> [Task goal]: Find the lines containing the word "Write" and copy every one of them.

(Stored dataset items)
----------------
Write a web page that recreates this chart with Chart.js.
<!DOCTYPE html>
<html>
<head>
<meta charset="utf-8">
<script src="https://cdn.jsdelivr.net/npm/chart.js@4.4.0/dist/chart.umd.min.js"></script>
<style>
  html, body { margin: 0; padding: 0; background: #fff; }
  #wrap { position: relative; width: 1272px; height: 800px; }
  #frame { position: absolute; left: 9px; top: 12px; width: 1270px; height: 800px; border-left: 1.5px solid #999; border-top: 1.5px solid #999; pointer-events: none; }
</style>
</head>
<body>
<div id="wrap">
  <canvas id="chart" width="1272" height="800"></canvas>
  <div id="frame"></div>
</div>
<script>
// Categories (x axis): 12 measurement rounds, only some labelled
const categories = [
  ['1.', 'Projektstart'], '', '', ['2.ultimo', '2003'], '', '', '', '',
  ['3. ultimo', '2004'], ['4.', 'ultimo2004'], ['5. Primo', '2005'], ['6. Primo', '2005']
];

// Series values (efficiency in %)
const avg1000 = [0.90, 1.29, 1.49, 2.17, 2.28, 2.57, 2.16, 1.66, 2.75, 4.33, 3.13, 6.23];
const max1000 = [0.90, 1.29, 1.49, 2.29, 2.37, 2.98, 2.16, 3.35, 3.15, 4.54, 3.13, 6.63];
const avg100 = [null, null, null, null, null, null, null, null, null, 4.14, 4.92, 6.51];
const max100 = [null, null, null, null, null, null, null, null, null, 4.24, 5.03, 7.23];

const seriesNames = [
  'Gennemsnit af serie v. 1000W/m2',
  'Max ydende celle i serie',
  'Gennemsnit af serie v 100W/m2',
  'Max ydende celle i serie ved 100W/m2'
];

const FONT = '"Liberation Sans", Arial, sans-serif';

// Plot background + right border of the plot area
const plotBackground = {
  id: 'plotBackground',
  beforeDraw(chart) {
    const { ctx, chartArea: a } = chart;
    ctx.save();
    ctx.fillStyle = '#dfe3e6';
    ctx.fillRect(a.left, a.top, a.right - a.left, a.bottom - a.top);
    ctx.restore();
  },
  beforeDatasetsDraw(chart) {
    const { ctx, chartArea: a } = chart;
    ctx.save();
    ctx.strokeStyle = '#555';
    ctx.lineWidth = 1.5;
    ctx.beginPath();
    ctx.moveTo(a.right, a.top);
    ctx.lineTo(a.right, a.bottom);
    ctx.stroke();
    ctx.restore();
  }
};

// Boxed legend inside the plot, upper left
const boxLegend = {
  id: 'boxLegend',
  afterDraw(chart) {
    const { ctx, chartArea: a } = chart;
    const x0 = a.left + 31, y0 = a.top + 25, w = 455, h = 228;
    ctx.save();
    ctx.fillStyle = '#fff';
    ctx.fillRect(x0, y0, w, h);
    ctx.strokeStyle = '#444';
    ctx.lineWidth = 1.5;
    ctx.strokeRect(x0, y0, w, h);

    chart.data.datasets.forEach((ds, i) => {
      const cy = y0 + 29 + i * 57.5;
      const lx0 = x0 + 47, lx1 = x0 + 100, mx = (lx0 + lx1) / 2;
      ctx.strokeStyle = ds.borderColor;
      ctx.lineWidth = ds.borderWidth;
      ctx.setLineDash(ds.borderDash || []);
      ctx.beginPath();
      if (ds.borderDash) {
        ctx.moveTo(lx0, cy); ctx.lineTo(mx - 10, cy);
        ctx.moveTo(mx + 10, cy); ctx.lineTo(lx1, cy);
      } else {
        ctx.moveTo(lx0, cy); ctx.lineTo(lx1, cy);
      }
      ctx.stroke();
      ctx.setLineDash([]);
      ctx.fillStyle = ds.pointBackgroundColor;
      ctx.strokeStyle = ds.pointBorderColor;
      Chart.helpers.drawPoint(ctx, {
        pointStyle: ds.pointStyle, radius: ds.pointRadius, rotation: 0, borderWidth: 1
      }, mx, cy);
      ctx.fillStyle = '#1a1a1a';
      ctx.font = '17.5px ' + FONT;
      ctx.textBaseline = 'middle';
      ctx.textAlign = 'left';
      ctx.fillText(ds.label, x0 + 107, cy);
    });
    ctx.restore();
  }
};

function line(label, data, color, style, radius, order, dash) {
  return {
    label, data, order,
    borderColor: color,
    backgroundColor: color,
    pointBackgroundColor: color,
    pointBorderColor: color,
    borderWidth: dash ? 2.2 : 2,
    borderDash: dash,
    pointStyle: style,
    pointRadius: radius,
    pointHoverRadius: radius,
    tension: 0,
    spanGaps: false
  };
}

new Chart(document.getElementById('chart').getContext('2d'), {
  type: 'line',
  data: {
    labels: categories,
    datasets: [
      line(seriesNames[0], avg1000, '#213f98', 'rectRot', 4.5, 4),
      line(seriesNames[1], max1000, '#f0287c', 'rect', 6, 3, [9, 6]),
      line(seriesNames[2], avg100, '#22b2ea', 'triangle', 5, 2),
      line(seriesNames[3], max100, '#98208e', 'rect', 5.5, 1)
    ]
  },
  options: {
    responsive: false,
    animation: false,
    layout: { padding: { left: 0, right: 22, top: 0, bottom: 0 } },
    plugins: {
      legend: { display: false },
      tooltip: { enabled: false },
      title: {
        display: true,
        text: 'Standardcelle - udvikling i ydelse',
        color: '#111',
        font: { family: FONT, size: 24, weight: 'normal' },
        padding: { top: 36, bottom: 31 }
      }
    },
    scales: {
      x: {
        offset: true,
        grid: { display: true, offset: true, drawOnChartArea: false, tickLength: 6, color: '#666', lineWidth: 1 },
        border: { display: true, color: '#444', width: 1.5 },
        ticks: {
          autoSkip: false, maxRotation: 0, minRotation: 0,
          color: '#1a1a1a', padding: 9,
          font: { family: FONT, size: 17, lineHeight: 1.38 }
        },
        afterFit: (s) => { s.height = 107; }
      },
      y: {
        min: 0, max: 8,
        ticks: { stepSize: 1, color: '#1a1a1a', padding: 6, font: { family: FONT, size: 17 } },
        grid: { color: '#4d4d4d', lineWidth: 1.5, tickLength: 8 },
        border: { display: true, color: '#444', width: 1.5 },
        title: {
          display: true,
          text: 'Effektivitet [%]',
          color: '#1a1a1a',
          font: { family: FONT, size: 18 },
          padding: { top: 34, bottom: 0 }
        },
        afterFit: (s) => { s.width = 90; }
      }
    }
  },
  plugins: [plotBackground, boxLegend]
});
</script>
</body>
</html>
----------------
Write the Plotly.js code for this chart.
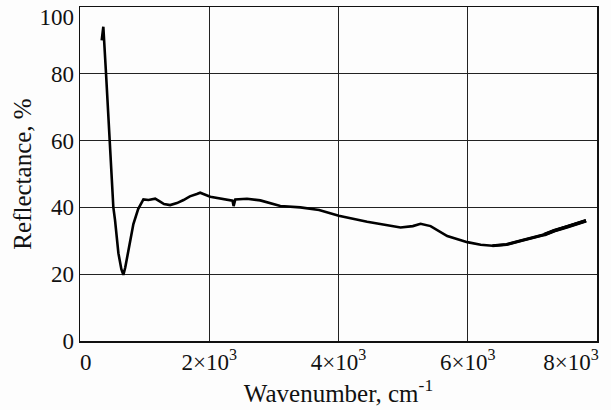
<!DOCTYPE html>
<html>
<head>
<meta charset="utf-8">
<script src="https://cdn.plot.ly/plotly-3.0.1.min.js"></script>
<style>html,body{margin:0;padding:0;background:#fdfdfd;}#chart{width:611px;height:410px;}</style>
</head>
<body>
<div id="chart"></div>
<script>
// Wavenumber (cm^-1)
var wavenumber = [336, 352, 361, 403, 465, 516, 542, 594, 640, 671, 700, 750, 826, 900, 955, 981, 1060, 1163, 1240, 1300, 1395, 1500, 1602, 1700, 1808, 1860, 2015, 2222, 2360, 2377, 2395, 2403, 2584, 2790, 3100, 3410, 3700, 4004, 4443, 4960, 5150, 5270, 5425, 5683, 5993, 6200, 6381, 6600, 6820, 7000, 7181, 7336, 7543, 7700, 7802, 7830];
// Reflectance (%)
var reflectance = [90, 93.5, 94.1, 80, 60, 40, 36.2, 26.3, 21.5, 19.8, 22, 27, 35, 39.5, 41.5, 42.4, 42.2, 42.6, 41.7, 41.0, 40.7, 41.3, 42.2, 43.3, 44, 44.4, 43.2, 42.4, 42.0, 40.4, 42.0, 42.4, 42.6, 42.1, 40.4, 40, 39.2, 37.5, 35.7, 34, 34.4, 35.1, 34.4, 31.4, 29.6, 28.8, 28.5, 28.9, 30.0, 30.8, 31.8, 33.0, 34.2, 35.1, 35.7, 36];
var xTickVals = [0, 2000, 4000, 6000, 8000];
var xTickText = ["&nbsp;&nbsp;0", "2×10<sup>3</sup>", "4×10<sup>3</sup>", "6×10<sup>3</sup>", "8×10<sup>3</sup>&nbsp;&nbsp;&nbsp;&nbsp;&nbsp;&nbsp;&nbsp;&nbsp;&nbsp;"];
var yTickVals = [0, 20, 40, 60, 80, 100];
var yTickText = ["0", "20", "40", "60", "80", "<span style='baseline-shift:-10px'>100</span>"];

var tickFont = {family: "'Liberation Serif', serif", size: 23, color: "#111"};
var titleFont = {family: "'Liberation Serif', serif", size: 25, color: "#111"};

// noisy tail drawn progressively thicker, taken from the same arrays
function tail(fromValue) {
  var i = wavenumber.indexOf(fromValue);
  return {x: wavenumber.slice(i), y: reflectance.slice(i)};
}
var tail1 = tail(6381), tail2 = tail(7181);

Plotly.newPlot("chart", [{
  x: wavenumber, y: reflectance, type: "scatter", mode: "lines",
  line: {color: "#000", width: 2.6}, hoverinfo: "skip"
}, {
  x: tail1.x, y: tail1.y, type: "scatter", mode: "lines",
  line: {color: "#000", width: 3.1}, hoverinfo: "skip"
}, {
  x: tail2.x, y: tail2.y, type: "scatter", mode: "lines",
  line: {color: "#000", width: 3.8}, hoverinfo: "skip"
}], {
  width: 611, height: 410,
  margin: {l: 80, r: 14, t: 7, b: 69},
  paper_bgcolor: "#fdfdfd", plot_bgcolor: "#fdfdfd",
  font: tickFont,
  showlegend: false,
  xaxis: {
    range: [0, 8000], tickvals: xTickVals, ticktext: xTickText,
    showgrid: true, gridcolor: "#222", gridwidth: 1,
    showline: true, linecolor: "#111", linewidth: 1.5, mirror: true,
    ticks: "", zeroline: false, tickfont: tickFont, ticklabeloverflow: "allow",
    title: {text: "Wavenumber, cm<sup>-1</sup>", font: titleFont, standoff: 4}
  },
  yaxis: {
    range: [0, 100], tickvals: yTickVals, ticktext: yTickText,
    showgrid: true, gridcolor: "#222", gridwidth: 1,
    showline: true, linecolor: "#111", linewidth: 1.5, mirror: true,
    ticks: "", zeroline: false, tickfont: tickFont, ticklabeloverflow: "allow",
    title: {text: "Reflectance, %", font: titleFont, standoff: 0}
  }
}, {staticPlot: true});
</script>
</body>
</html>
----------------
> [Solved exercise]:
Write a web page that recreates this chart with Chart.js.
Write the Plotly.js code for this chart.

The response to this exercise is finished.